Adapter ainsi le “dividende salarié” à l’ESS nécessite donc de penser un dispositif ad hoc. S’appuyant sur une révision de la comptabilité et de la fiscalité associative, il pourrait par exemple se baser sur le partage d’une part du bilan annuel des associations. Soumis au prélèvement forfaitaire unique, c’est à dire considéré comme “un dividende”, il aurait le mérite d’être soumis aux cotisations, participant ainsi au financement des organismes de sécurité sociale et professionnelle.

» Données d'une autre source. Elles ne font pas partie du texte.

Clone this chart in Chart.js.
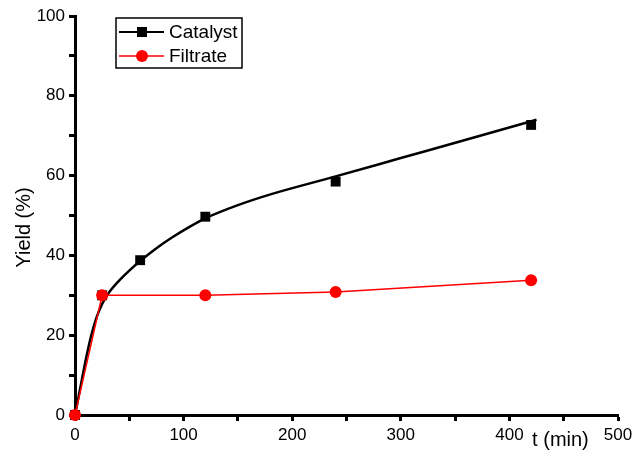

L’ESS doit enfin opérer son évolution culturelle
Ces premières pistes, non exhaustives, ne doivent pas occulter la profonde question culturelle posée à l’ESS sur le partage du résultat. Les employeurs de l’économie lucrative ont sur ce sujet une avance importante sur les gouvernances associatives, étant acculturées de longue date à discuter avec leurs salariés du versement de participation, d’intéressement ou de primes
Pourtant il n’est aucune entreprise où la question du partage de la valeur créée avec les salariés ne doive être aussi importante que dans les structures de l’ESS : non-lucratives, dirigées par des gouvernances qui ne sont pas intéressées financièrement aux résultats de l’entreprise, elles sont d’autant plus enjointes à discuter avec la force motrice de leur projet entrepreneurial : le travail fourni par leurs salariés.
Dans le cadre d’une profonde évolution culturelle, nécessaire, et qui implique de nouveaux espaces d’expression de la citoyenneté au travail, l’ESS doit ainsi faire du partage de la valeur avec ses salariés l’une de ses priorités. C’est aussi à cette condition qu’elle redeviendra attractive, conjuguera ses valeurs avec une forme de prospérité économique, et pourra accélérer sa transformation et sa modernisation.